Les manifestations d'aujourd'hui sont différentes de celles de 2009, compare la résistante. «À l'époque, nous voulions réformer le régime.» Aujourd'hui, l'enjeu est plus important: «Le régime doit partir.» Les Iraniens veulent vivre comme les habitants d'autres pays: «Nous voulons notre liberté. Notre vie.»

Et pourtant, les exécutions sèment la terreur. Daria le reconnaît. «Ma famille me demande d'être prudente et de rester à la maison.» Pourtant, elle continue de désobéir.

Changement d'opinion des hommes

Au milieu de la violence, de l'impuissance, du désespoir, Daria réussit à déceler et entretenir une petite lueur d'espoir. Au moins chez les jeunes hommes, les protestations auraient conduit à un changement d'opinion. «Avant, il arrivait que mon ami me dise de me couvrir, se souvient Daria. Aujourd'hui, plus personne ne me dit ça.»

En acceptant de parler dans les médias, Daria prend un risque. Ceux qui s'expriment publiquement à l'étranger risquent d'être accusés de trahison. De plus, le régime a ralenti Internet en de nombreux endroits afin de rendre impossible le partage de vidéos et de photos. Téléphoner ou passer des appels vidéo est une tâche difficile ces jours-ci.

Farid*, 41 ans, de Téhéran, a contacté Blick par e-mail. «Nous avons peur parce que le gouvernement agit si brutalement contre les manifestants», écrit l'Iranien. De nombreuses personnes n'osent plus descendre dans la rue et limitent leur protestation aux réseaux sociaux. Le seul espoir de Farid est la communauté internationale. C'est le seul moyen d'arrêter le régime brutal.

En effet, un nouveau mouvement s'est formé ces derniers jours: des femmes parlementaires d'Allemagne et de Suisse parrainent des manifestants condamnés à mort. Elles s'engagent publiquement dans les médias sociaux contre l'exécution de «leurs» militants. En Allemagne, certaines d'entre elles ont écrit des lettres de protestation à l'ambassadeur iranien.

Protester: la seule voie possible

La pression aurait apparemment eu un effet. Le gouvernement iranien a au moins annoncé l'abolition de la peine de mort dans certains cas. Toutefois, les personnes concernées restent en prison - et donc à la merci du régime et de la torture de ses hommes en uniforme.

Karim* est toujours en liberté. Il participe régulièrement aux manifestations «pour partager ma voix avec le monde». Il écrit également par e-mail qu'il est heureux que le monde écoute les Iraniens.

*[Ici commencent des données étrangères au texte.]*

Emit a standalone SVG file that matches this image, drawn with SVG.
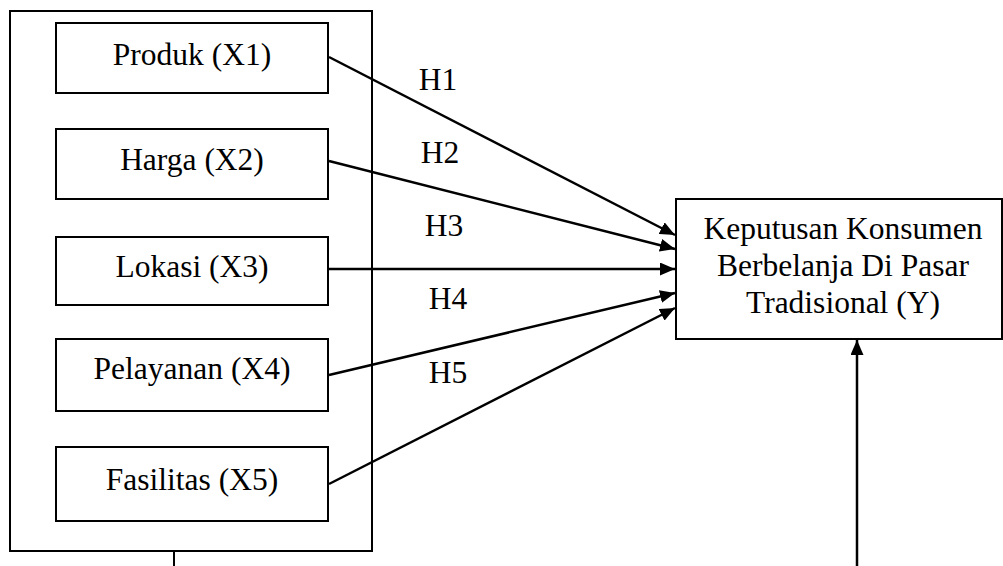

Parallèlement, il se dit stupéfait par la violence avec laquelle les mollahs agissent contre la population. L'un de ses amis aurait été arrêté uniquement parce qu'il avait soutenu les protestations en postant un message sur Instagram.

«La République islamique règne sur l'Iran comme l'État islamique», écrit Karim. Pour lui, il n'y a qu'une voie possible: «Les manifestations doivent continuer jusqu'à ce que la République islamique soit détruite, car le régime ne satisfera jamais les revendications de la population.»

*Tous les noms ont été modifiés pour protéger les personnes concernées.